7. Summary Table of Representative Spectro-Temporal Decomposition Techniques

Method / Framework	Core Principle	Primary Application Domain
PASF (Phase-Aligned Spectral Filtering) (Meng et al., 2016)	Eigen-decomposition + phase clustering	Spatiotemporal dynamics (climate, neural)

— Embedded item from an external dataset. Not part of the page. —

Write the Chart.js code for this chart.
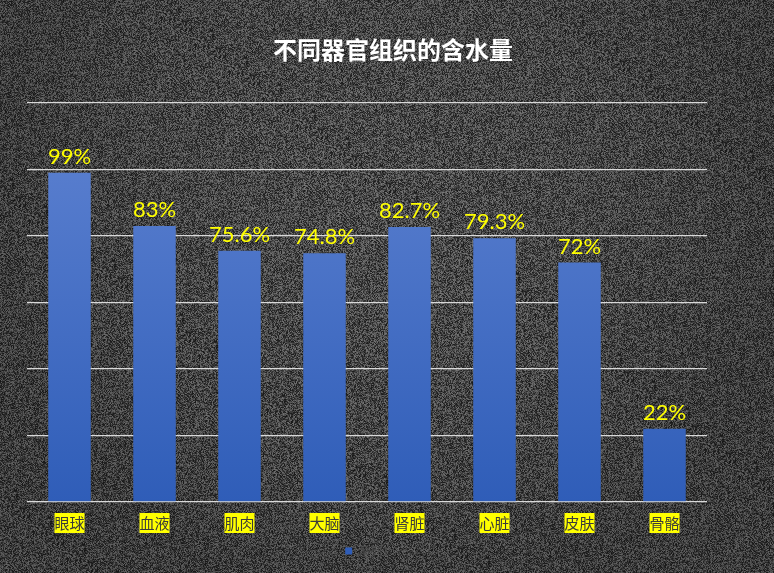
<!DOCTYPE html>
<html>
<head>
<meta charset="utf-8">
<script src="https://cdn.jsdelivr.net/npm/chart.js@4/dist/chart.umd.min.js"></script>
<style>
  html, body { margin: 0; padding: 0; background: #3c3c3c; }
  #wrap { width: 774px; height: 573px; }
</style>
</head>
<body>
<div id="wrap"><canvas id="waterChart" width="774" height="573"></canvas></div>
<script>
const chartTitle = "不同器官组织的含水量";
const organs = ["眼球", "血液", "肌肉", "大脑", "肾脏", "心脏", "皮肤", "骨骼"];
const waterPercent = [99, 83, 75.6, 74.8, 82.7, 79.3, 72, 22];
const seriesName = "系列1";

// grainy dark background, built once
const noise = document.createElement("canvas");
noise.width = 774;
noise.height = 573;
(function () {
  const nctx = noise.getContext("2d");
  const img = nctx.createImageData(774, 573);
  let seed = 12345;
  const rnd = () => {
    seed = (seed * 1103515245 + 12345) & 0x7fffffff;
    return seed / 0x7fffffff;
  };
  for (let y = 0; y < 573; y++) {
    for (let x = 0; x < 774; x++) {
      const dx = (x - 387) / 387, dy = (y - 200) / 400;
      const shade = 1 - 0.18 * Math.min(1, dx * dx + dy * dy);
      const v = (25 + rnd() * 95) * shade;
      const i = (y * 774 + x) * 4;
      img.data[i] = img.data[i + 1] = img.data[i + 2] = v;
      img.data[i + 3] = 255;
    }
  }
  nctx.putImageData(img, 0, 0);
})();

// background + title (title is centred on the whole picture, not the plot)
const backgroundPlugin = {
  id: "grainBg",
  beforeDraw(chart) {
    const ctx = chart.ctx;
    ctx.drawImage(noise, 0, 0);
    ctx.save();
    ctx.fillStyle = "#ffffff";
    ctx.font = "bold 24px 'Noto Sans CJK SC', sans-serif";
    ctx.textAlign = "center";
    ctx.textBaseline = "middle";
    ctx.fillText(chartTitle, 393, 50);
    ctx.restore();
  },
};

// yellow value labels above each bar
const valueLabels = {
  id: "valueLabels",
  afterDatasetsDraw(chart) {
    const ctx = chart.ctx;
    const meta = chart.getDatasetMeta(0);
    ctx.save();
    ctx.fillStyle = "#ffff00";
    ctx.font = "22px Lato, 'Noto Sans', sans-serif";
    ctx.textAlign = "center";
    ctx.textBaseline = "alphabetic";
    meta.data.forEach((bar, i) => {
      ctx.fillText(waterPercent[i] + "%", bar.x, bar.y - 9);
    });
    ctx.restore();
  },
};

const ctx = document.getElementById("waterChart").getContext("2d");

new Chart(ctx, {
  type: "bar",
  data: {
    labels: organs,
    datasets: [
      {
        label: seriesName,
        data: waterPercent,
        backgroundColor: (c) => {
          const area = c.chart.chartArea;
          if (!area) return "#4a72c8";
          const g = c.chart.ctx.createLinearGradient(0, area.top, 0, area.bottom);
          g.addColorStop(0, "#5f83d2");
          g.addColorStop(1, "#2f5db8");
          return g;
        },
        categoryPercentage: 1,
        barPercentage: 0.5,
      },
    ],
  },
  options: {
    responsive: false,
    animation: false,
    layout: { padding: { top: 103, left: 27, right: 67, bottom: 6 } },
    plugins: {
      title: { display: false },
      legend: {
        position: "bottom",
        labels: {
          color: "#4a4a4a",
          boxWidth: 7,
          boxHeight: 7,
          padding: 9,
          font: { size: 12, family: "'Noto Sans CJK SC', sans-serif" },
        },
      },
      tooltip: { enabled: false },
    },
    scales: {
      x: {
        grid: { display: false },
        border: { display: false },
        ticks: {
          color: "#3a3a3a",
          font: { size: 15, family: "'Noto Sans CJK SC', sans-serif" },
          showLabelBackdrop: true,
          backdropColor: "#ffff00",
          backdropPadding: { top: 1, bottom: 1, left: 0, right: 0 },
          padding: 4,
        },
      },
      y: {
        min: 0,
        max: 120,
        ticks: { display: false, stepSize: 20 },
        border: { display: false },
        grid: { color: "#d9d9d9", lineWidth: 1.3, drawTicks: false },
      },
    },
  },
  plugins: [backgroundPlugin, valueLabels],
});
</script>
</body>
</html>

SVD-based Deep Embeddings (Geng et al., 2022, Geng et al., 2022)	Low-rank basis truncation	Speech/speaker adaptation, ASR
EMD + Hilbert–Huang Analysis (Tiwari et al., 2022)	Data-driven mode extraction, AM/FM	EEG, nonstationary biosignals
Synchrosqueezing Transform (Thakur, 2014)	Nonlinear time–frequency reassignment	Instantaneous frequency analysis
Spectro-Temporal Transformer (Zadeh et al., 2019)	Dual-path attention, deep learning	Audio source separation
U-Net Spectrogram Decomposition (Polisano et al., 19 Mar 2025)	Supervised mode–interference separation	Ridge detection, adaptive T-F analysis
Spectral Mode Decomposition (Shinde, 23 Dec 2025)	Orthonormal Fourier–spatial decomposition	Turbulent flowfields, model reduction

Each of these frameworks embodies a distinct approach to isolating, characterizing, and exploiting the intertwined temporal and spectral structure of complex signals, providing both interpretability and empirical utility in their respective domains.